EXERCISE AIM: Give the data below again exactly as it stands. Omit the pictures.

--- begin AVAILABLE DATA ---

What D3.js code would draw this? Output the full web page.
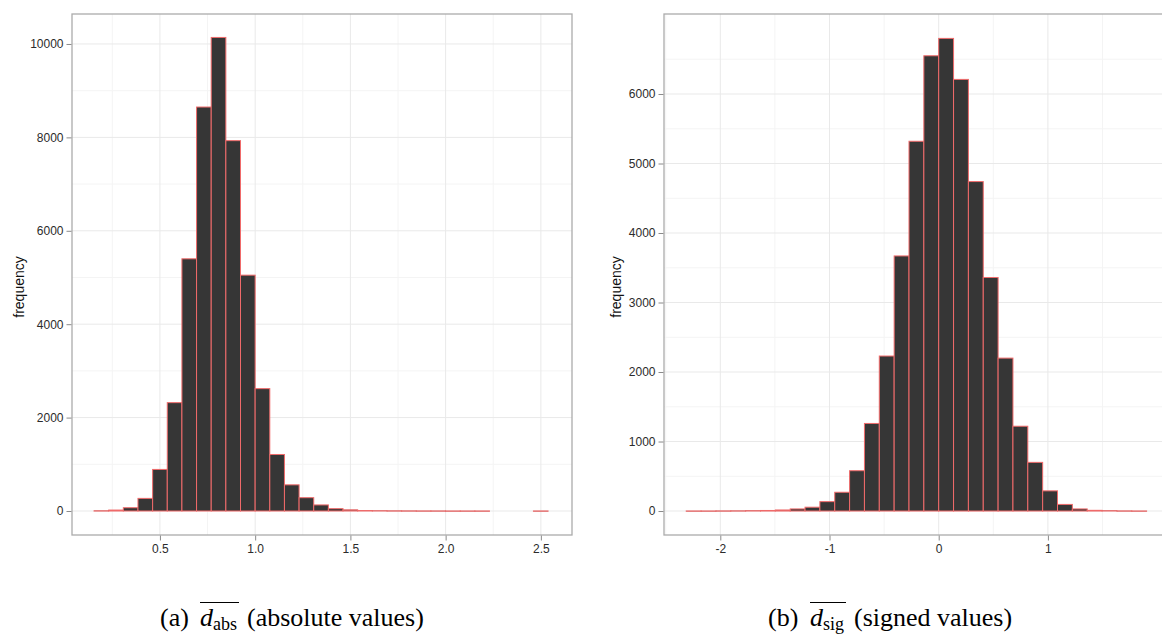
<!DOCTYPE html>
<html>
<head>
<meta charset="utf-8">
<script src="https://cdn.jsdelivr.net/npm/d3@7"></script>
<style>
  html, body { margin: 0; padding: 0; background: #fff; }
  svg { display: block; }
</style>
</head>
<body>
<svg id="chart" width="1162" height="635"></svg>
<script>
// ---------- DATA ----------
// Panel (a): absolute values histogram
const absBinStart = 0.154;
const absBinWidth = 0.0769;
const absCounts = [5, 20, 70, 270, 890, 2320, 5400, 8650, 10140, 7930, 5050, 2620, 1210, 560, 285, 130, 50, 25, 10, 6, 4, 3, 2, 2, 1, 1, 1, 0, 0, 0, 1];
const absXTicks = [0.5, 1.0, 1.5, 2.0, 2.5];
const absXTickLabels = ["0.5", "1.0", "1.5", "2.0", "2.5"];
const absXMinor = [0.25, 0.75, 1.25, 1.75, 2.25];
const absYTicks = [0, 2000, 4000, 6000, 8000, 10000];
const absYTickLabels = ["0", "2000", "4000", "6000", "8000", "10000"];
const absYMinor = [1000, 3000, 5000, 7000, 9000];

// Panel (b): signed values histogram
const sigBinStart = -2.312;
const sigBinWidth = 0.136;
const sigCounts = [1, 1, 2, 3, 5, 8, 15, 30, 55, 135, 270, 580, 1260, 2230, 3670, 5320, 6550, 6800, 6210, 4740, 3360, 2200, 1220, 700, 290, 95, 30, 10, 5, 2, 1];
const sigXTicks = [-2, -1, 0, 1];
const sigXTickLabels = ["-2", "-1", "0", "1"];
const sigXMinor = [-2.5, -1.5, -0.5, 0.5, 1.5];
const sigYTicks = [0, 1000, 2000, 3000, 4000, 5000, 6000];
const sigYTickLabels = ["0", "1000", "2000", "3000", "4000", "5000", "6000"];
const sigYMinor = [500, 1500, 2500, 3500, 4500, 5500, 6500];

const yTitle = "frequency";

// ---------- LAYOUT ----------
const svg = d3.select("#chart");
const sansFont = "'Liberation Sans', Arial, Helvetica, sans-serif";
const serifFont = "'Liberation Serif', 'Times New Roman', serif";

const panels = [
  {
    binStart: absBinStart, binWidth: absBinWidth, counts: absCounts,
    xTicks: absXTicks, xLabels: absXTickLabels, xMinor: absXMinor,
    yTicks: absYTicks, yLabels: absYTickLabels, yMinor: absYMinor,
    xDomain: [0.0383, 2.6635], yDomain: [-514, 10642],
    left: 72, right: 572, top: 14, bottom: 535, titleX: 19, titleY: 287
  },
  {
    binStart: sigBinStart, binWidth: sigBinWidth, counts: sigCounts,
    xTicks: sigXTicks, xLabels: sigXTickLabels, xMinor: sigXMinor,
    yTicks: sigYTicks, yLabels: sigYTickLabels, yMinor: sigYMinor,
    xDomain: [-2.5156, 2.109], yDomain: [-345, 7151],
    left: 664, right: 1169, top: 14, bottom: 535, titleX: 616, titleY: 287
  }
];

panels.forEach(p => {
  const x = d3.scaleLinear().domain(p.xDomain).range([p.left, p.right]);
  const y = d3.scaleLinear().domain(p.yDomain).range([p.bottom, p.top]);
  const g = svg.append("g");

  // minor grid
  g.selectAll(".vminor").data(p.xMinor.filter(v => v > p.xDomain[0] && v < p.xDomain[1]))
    .join("line").attr("x1", d => x(d)).attr("x2", d => x(d))
    .attr("y1", p.top).attr("y2", p.bottom)
    .attr("stroke", "#f4f4f4").attr("stroke-width", 1);
  g.selectAll(".hminor").data(p.yMinor.filter(v => v > p.yDomain[0] && v < p.yDomain[1]))
    .join("line").attr("y1", d => y(d)).attr("y2", d => y(d))
    .attr("x1", p.left).attr("x2", p.right)
    .attr("stroke", "#f4f4f4").attr("stroke-width", 1);
  // major grid
  g.selectAll(".vmajor").data(p.xTicks)
    .join("line").attr("x1", d => x(d)).attr("x2", d => x(d))
    .attr("y1", p.top).attr("y2", p.bottom)
    .attr("stroke", "#e9e9e9").attr("stroke-width", 1);
  g.selectAll(".hmajor").data(p.yTicks)
    .join("line").attr("y1", d => y(d)).attr("y2", d => y(d))
    .attr("x1", p.left).attr("x2", p.right)
    .attr("stroke", "#e9e9e9").attr("stroke-width", 1);

  // bars
  const bins = p.counts.map((c, i) => ({ x0: p.binStart + i * p.binWidth, x1: p.binStart + (i + 1) * p.binWidth, c }));
  g.selectAll(".bar").data(bins.filter(b => b.c > 0))
    .join("rect")
    .attr("x", d => x(d.x0))
    .attr("width", d => x(d.x1) - x(d.x0))
    .attr("y", d => y(d.c))
    .attr("height", d => Math.max(0.3, y(0) - y(d.c)))
    .attr("fill", "#363636")
    .attr("stroke", "#f06a6a")
    .attr("stroke-width", 1);

  // frame
  g.append("rect")
    .attr("x", p.left).attr("y", p.top)
    .attr("width", p.right - p.left).attr("height", p.bottom - p.top)
    .attr("fill", "none").attr("stroke", "#ababab").attr("stroke-width", 1.3);

  // axes
  const yAxis = d3.axisLeft(y).tickValues(p.yTicks)
    .tickFormat((d, i) => p.yLabels[i]).tickSize(5).tickPadding(3);
  const ya = g.append("g").attr("transform", `translate(${p.left - 0.5},0)`).call(yAxis);
  ya.select(".domain").remove();
  ya.selectAll(".tick line").attr("stroke", "#8a8a8a");
  ya.selectAll(".tick text").attr("fill", "#2b2b2b").style("font-family", sansFont).style("font-size", "12px");

  const xAxis = d3.axisBottom(x).tickValues(p.xTicks)
    .tickFormat((d, i) => p.xLabels[i]).tickSize(5).tickPadding(4);
  const xa = g.append("g").attr("transform", `translate(0,${p.bottom + 0.5})`).call(xAxis);
  xa.select(".domain").remove();
  xa.selectAll(".tick line").attr("stroke", "#8a8a8a");
  xa.selectAll(".tick text").attr("fill", "#2b2b2b").style("font-family", sansFont).style("font-size", "12px");

  // y title
  svg.append("text")
    .attr("transform", `translate(${p.titleX + 5},${p.titleY}) rotate(-90)`)
    .attr("text-anchor", "middle")
    .style("font-family", sansFont).style("font-size", "14px")
    .attr("fill", "#111")
    .text(yTitle);
});

// ---------- CAPTIONS ----------
const captions = [
  { label: "(a)", labelX: 160, dX: 200, sub: "abs", subX: 213, barX1: 200, barX2: 239, rest: "(absolute values)", restX: 247 },
  { label: "(b)", labelX: 768, dX: 810, sub: "sig", subX: 823, barX1: 810, barX2: 846, rest: "(signed values)", restX: 854 }
];
const capBase = 626;
captions.forEach(c => {
  const t = svg.append("g").style("font-family", serifFont).attr("fill", "#000");
  t.append("text").attr("x", c.labelX).attr("y", capBase).style("font-size", "26px").text(c.label);
  t.append("text").attr("x", c.dX).attr("y", capBase).style("font-size", "26px").style("font-style", "italic").text("d");
  t.append("text").attr("x", c.subX).attr("y", capBase + 4).style("font-size", "18px").text(c.sub);
  t.append("line").attr("x1", c.barX1).attr("x2", c.barX2).attr("y1", 602.5).attr("y2", 602.5)
    .attr("stroke", "#000").attr("stroke-width", 1.1);
  t.append("text").attr("x", c.restX).attr("y", capBase).style("font-size", "26px").text(c.rest);
});
</script>
</body>
</html>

--- end AVAILABLE DATA ---

CORRECT OUTPUT:
What D3.js code would draw this? Output the full web page.
<!DOCTYPE html>
<html>
<head>
<meta charset="utf-8">
<script src="https://cdn.jsdelivr.net/npm/d3@7"></script>
<style>
  html, body { margin: 0; padding: 0; background: #fff; }
  svg { display: block; }
</style>
</head>
<body>
<svg id="chart" width="1162" height="635"></svg>
<script>
// ---------- DATA ----------
// Panel (a): absolute values histogram
const absBinStart = 0.154;
const absBinWidth = 0.0769;
const absCounts = [5, 20, 70, 270, 890, 2320, 5400, 8650, 10140, 7930, 5050, 2620, 1210, 560, 285, 130, 50, 25, 10, 6, 4, 3, 2, 2, 1, 1, 1, 0, 0, 0, 1];
const absXTicks = [0.5, 1.0, 1.5, 2.0, 2.5];
const absXTickLabels = ["0.5", "1.0", "1.5", "2.0", "2.5"];
const absXMinor = [0.25, 0.75, 1.25, 1.75, 2.25];
const absYTicks = [0, 2000, 4000, 6000, 8000, 10000];
const absYTickLabels = ["0", "2000", "4000", "6000", "8000", "10000"];
const absYMinor = [1000, 3000, 5000, 7000, 9000];

// Panel (b): signed values histogram
const sigBinStart = -2.312;
const sigBinWidth = 0.136;
const sigCounts = [1, 1, 2, 3, 5, 8, 15, 30, 55, 135, 270, 580, 1260, 2230, 3670, 5320, 6550, 6800, 6210, 4740, 3360, 2200, 1220, 700, 290, 95, 30, 10, 5, 2, 1];
const sigXTicks = [-2, -1, 0, 1];
const sigXTickLabels = ["-2", "-1", "0", "1"];
const sigXMinor = [-2.5, -1.5, -0.5, 0.5, 1.5];
const sigYTicks = [0, 1000, 2000, 3000, 4000, 5000, 6000];
const sigYTickLabels = ["0", "1000", "2000", "3000", "4000", "5000", "6000"];
const sigYMinor = [500, 1500, 2500, 3500, 4500, 5500, 6500];

const yTitle = "frequency";

// ---------- LAYOUT ----------
const svg = d3.select("#chart");
const sansFont = "'Liberation Sans', Arial, Helvetica, sans-serif";
const serifFont = "'Liberation Serif', 'Times New Roman', serif";

const panels = [
  {
    binStart: absBinStart, binWidth: absBinWidth, counts: absCounts,
    xTicks: absXTicks, xLabels: absXTickLabels, xMinor: absXMinor,
    yTicks: absYTicks, yLabels: absYTickLabels, yMinor: absYMinor,
    xDomain: [0.0383, 2.6635], yDomain: [-514, 10642],
    left: 72, right: 572, top: 14, bottom: 535, titleX: 19, titleY: 287
  },
  {
    binStart: sigBinStart, binWidth: sigBinWidth, counts: sigCounts,
    xTicks: sigXTicks, xLabels: sigXTickLabels, xMinor: sigXMinor,
    yTicks: sigYTicks, yLabels: sigYTickLabels, yMinor: sigYMinor,
    xDomain: [-2.5156, 2.109], yDomain: [-345, 7151],
    left: 664, right: 1169, top: 14, bottom: 535, titleX: 616, titleY: 287
  }
];

panels.forEach(p => {
  const x = d3.scaleLinear().domain(p.xDomain).range([p.left, p.right]);
  const y = d3.scaleLinear().domain(p.yDomain).range([p.bottom, p.top]);
  const g = svg.append("g");

  // minor grid
  g.selectAll(".vminor").data(p.xMinor.filter(v => v > p.xDomain[0] && v < p.xDomain[1]))
    .join("line").attr("x1", d => x(d)).attr("x2", d => x(d))
    .attr("y1", p.top).attr("y2", p.bottom)
    .attr("stroke", "#f4f4f4").attr("stroke-width", 1);
  g.selectAll(".hminor").data(p.yMinor.filter(v => v > p.yDomain[0] && v < p.yDomain[1]))
    .join("line").attr("y1", d => y(d)).attr("y2", d => y(d))
    .attr("x1", p.left).attr("x2", p.right)
    .attr("stroke", "#f4f4f4").attr("stroke-width", 1);
  // major grid
  g.selectAll(".vmajor").data(p.xTicks)
    .join("line").attr("x1", d => x(d)).attr("x2", d => x(d))
    .attr("y1", p.top).attr("y2", p.bottom)
    .attr("stroke", "#e9e9e9").attr("stroke-width", 1);
  g.selectAll(".hmajor").data(p.yTicks)
    .join("line").attr("y1", d => y(d)).attr("y2", d => y(d))
    .attr("x1", p.left).attr("x2", p.right)
    .attr("stroke", "#e9e9e9").attr("stroke-width", 1);

  // bars
  const bins = p.counts.map((c, i) => ({ x0: p.binStart + i * p.binWidth, x1: p.binStart + (i + 1) * p.binWidth, c }));
  g.selectAll(".bar").data(bins.filter(b => b.c > 0))
    .join("rect")
    .attr("x", d => x(d.x0))
    .attr("width", d => x(d.x1) - x(d.x0))
    .attr("y", d => y(d.c))
    .attr("height", d => Math.max(0.3, y(0) - y(d.c)))
    .attr("fill", "#363636")
    .attr("stroke", "#f06a6a")
    .attr("stroke-width", 1);

  // frame
  g.append("rect")
    .attr("x", p.left).attr("y", p.top)
    .attr("width", p.right - p.left).attr("height", p.bottom - p.top)
    .attr("fill", "none").attr("stroke", "#ababab").attr("stroke-width", 1.3);

  // axes
  const yAxis = d3.axisLeft(y).tickValues(p.yTicks)
    .tickFormat((d, i) => p.yLabels[i]).tickSize(5).tickPadding(3);
  const ya = g.append("g").attr("transform", `translate(${p.left - 0.5},0)`).call(yAxis);
  ya.select(".domain").remove();
  ya.selectAll(".tick line").attr("stroke", "#8a8a8a");
  ya.selectAll(".tick text").attr("fill", "#2b2b2b").style("font-family", sansFont).style("font-size", "12px");

  const xAxis = d3.axisBottom(x).tickValues(p.xTicks)
    .tickFormat((d, i) => p.xLabels[i]).tickSize(5).tickPadding(4);
  const xa = g.append("g").attr("transform", `translate(0,${p.bottom + 0.5})`).call(xAxis);
  xa.select(".domain").remove();
  xa.selectAll(".tick line").attr("stroke", "#8a8a8a");
  xa.selectAll(".tick text").attr("fill", "#2b2b2b").style("font-family", sansFont).style("font-size", "12px");

  // y title
  svg.append("text")
    .attr("transform", `translate(${p.titleX + 5},${p.titleY}) rotate(-90)`)
    .attr("text-anchor", "middle")
    .style("font-family", sansFont).style("font-size", "14px")
    .attr("fill", "#111")
    .text(yTitle);
});

// ---------- CAPTIONS ----------
const captions = [
  { label: "(a)", labelX: 160, dX: 200, sub: "abs", subX: 213, barX1: 200, barX2: 239, rest: "(absolute values)", restX: 247 },
  { label: "(b)", labelX: 768, dX: 810, sub: "sig", subX: 823, barX1: 810, barX2: 846, rest: "(signed values)", restX: 854 }
];
const capBase = 626;
captions.forEach(c => {
  const t = svg.append("g").style("font-family", serifFont).attr("fill", "#000");
  t.append("text").attr("x", c.labelX).attr("y", capBase).style("font-size", "26px").text(c.label);
  t.append("text").attr("x", c.dX).attr("y", capBase).style("font-size", "26px").style("font-style", "italic").text("d");
  t.append("text").attr("x", c.subX).attr("y", capBase + 4).style("font-size", "18px").text(c.sub);
  t.append("line").attr("x1", c.barX1).attr("x2", c.barX2).attr("y1", 602.5).attr("y2", 602.5)
    .attr("stroke", "#000").attr("stroke-width", 1.1);
  t.append("text").attr("x", c.restX).attr("y", capBase).style("font-size", "26px").text(c.rest);
});
</script>
</body>
</html>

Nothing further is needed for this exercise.